── Given data

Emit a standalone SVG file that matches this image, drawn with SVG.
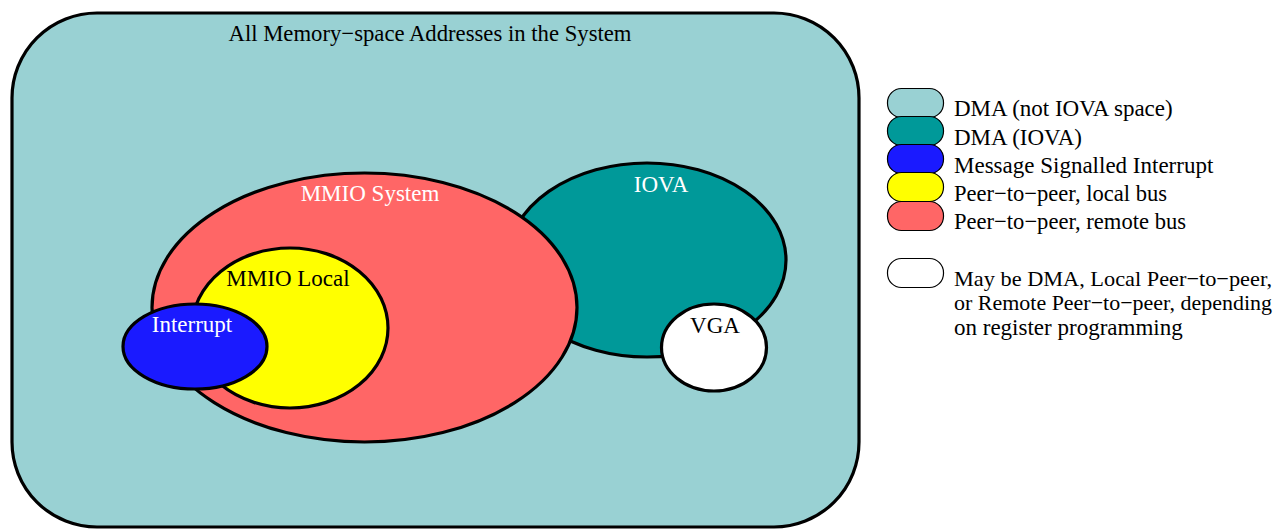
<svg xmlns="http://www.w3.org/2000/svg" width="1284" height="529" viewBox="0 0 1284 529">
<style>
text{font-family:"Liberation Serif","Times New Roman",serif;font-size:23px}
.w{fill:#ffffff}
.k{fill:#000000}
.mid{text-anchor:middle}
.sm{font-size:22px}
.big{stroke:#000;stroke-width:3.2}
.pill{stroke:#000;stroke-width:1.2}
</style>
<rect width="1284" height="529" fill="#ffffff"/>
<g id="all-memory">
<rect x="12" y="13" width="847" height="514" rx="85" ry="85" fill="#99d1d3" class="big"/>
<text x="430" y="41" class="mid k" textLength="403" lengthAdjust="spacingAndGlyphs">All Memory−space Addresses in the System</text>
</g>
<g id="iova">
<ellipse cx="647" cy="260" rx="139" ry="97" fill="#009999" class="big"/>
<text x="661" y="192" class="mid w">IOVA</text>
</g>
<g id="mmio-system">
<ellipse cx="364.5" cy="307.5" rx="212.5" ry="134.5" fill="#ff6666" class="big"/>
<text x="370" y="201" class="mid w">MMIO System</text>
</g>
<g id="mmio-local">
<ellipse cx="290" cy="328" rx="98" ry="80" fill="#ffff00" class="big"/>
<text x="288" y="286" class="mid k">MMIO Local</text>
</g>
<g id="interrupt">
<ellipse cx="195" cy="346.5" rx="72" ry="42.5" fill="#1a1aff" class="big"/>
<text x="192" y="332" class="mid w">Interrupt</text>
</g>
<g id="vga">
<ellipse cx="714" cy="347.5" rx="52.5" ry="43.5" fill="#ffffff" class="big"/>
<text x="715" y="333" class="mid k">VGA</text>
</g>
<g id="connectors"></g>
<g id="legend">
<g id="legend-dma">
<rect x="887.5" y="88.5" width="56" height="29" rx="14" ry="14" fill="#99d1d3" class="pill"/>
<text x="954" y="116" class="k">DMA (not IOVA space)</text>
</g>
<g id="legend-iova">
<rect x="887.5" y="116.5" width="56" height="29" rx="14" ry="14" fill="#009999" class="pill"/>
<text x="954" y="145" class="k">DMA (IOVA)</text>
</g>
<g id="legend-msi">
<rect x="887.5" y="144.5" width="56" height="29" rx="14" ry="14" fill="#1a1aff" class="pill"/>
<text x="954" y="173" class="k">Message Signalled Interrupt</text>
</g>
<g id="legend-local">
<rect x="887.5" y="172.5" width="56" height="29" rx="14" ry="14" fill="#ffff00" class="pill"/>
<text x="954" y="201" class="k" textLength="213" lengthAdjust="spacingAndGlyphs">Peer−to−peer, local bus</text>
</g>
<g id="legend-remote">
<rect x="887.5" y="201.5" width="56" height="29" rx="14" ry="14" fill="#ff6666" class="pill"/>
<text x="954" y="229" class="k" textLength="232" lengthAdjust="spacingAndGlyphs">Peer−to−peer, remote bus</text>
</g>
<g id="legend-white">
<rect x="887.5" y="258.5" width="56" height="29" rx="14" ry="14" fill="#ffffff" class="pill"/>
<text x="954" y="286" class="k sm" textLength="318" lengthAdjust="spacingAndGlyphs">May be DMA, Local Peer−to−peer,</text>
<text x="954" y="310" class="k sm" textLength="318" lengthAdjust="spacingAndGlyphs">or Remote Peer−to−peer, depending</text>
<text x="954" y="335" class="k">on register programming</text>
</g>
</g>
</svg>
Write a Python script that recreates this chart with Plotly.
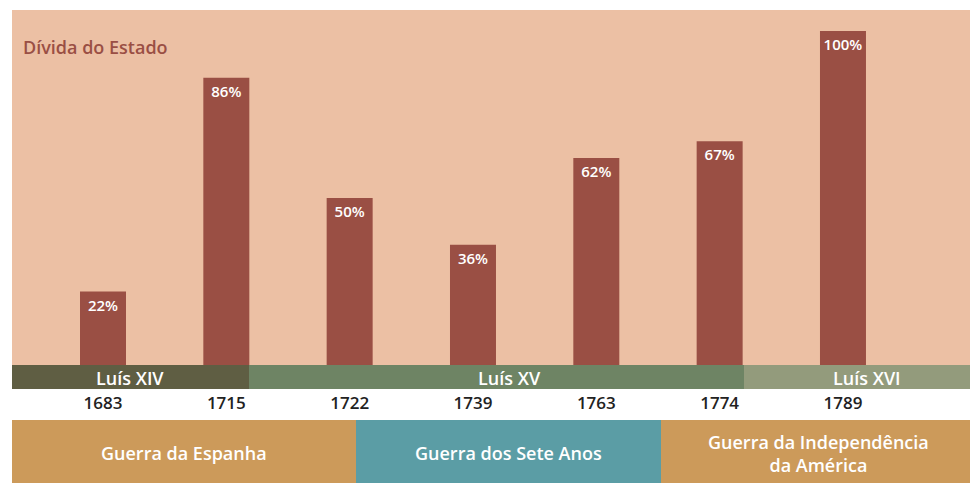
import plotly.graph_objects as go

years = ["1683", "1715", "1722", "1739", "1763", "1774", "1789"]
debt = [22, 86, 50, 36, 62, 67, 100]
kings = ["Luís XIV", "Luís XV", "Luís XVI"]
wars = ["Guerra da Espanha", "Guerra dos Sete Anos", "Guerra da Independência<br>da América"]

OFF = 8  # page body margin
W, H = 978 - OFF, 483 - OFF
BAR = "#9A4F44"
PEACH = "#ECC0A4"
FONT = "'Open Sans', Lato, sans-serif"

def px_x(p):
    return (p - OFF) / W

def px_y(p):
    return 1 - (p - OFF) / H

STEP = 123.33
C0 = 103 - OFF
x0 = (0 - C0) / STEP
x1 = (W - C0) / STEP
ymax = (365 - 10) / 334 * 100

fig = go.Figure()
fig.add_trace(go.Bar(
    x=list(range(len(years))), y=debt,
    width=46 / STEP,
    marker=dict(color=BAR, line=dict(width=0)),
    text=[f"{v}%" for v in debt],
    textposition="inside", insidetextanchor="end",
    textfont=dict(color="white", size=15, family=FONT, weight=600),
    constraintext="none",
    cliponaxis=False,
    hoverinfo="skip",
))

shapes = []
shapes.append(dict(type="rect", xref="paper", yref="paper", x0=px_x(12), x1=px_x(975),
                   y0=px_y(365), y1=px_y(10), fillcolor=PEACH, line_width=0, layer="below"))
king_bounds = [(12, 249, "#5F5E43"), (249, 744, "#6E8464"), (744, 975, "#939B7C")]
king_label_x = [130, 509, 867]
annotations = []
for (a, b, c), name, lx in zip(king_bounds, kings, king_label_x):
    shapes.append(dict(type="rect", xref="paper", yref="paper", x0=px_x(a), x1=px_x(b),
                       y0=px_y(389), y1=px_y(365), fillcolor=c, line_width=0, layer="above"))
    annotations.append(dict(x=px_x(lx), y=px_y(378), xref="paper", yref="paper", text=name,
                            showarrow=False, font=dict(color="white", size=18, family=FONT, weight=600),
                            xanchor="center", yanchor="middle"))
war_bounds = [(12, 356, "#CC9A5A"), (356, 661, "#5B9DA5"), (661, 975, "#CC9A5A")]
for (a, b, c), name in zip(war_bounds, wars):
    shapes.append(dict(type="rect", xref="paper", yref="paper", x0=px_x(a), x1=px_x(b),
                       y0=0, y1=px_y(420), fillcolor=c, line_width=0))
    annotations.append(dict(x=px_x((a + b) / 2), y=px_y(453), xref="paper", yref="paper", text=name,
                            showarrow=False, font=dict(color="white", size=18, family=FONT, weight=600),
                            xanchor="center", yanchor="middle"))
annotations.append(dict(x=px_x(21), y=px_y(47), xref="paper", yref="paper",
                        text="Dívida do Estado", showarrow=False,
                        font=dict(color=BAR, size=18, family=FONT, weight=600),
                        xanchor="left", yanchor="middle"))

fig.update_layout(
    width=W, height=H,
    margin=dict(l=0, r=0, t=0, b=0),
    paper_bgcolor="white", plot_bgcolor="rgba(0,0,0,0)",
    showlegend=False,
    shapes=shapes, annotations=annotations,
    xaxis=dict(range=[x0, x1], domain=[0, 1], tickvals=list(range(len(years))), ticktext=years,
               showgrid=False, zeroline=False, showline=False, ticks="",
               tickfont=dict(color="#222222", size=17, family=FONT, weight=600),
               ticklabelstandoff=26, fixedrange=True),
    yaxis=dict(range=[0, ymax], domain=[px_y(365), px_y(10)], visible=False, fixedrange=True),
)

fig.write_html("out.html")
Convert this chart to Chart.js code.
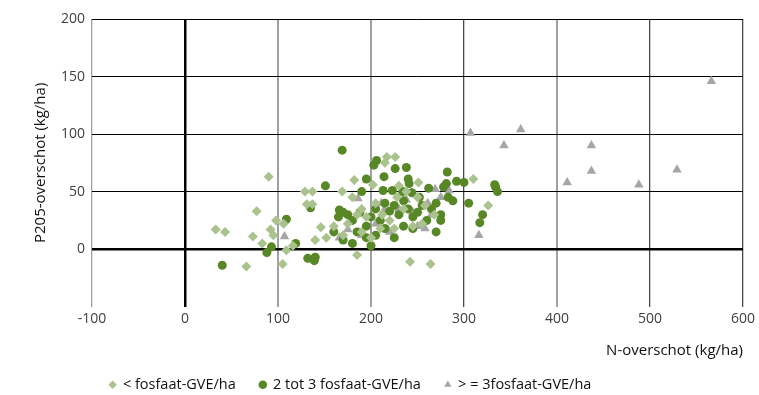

────

* _Direction_:
Include both the line containing "Write a Python" and the line containing "ymax = (365 - 10) / 334 * 100" when you write out everything between them, exactly. Leave the pictures out.

* _Result of this task_:
Write a Python script that recreates this chart with Plotly.
import plotly.graph_objects as go

years = ["1683", "1715", "1722", "1739", "1763", "1774", "1789"]
debt = [22, 86, 50, 36, 62, 67, 100]
kings = ["Luís XIV", "Luís XV", "Luís XVI"]
wars = ["Guerra da Espanha", "Guerra dos Sete Anos", "Guerra da Independência<br>da América"]

OFF = 8  # page body margin
W, H = 978 - OFF, 483 - OFF
BAR = "#9A4F44"
PEACH = "#ECC0A4"
FONT = "'Open Sans', Lato, sans-serif"

def px_x(p):
    return (p - OFF) / W

def px_y(p):
    return 1 - (p - OFF) / H

STEP = 123.33
C0 = 103 - OFF
x0 = (0 - C0) / STEP
x1 = (W - C0) / STEP
ymax = (365 - 10) / 334 * 100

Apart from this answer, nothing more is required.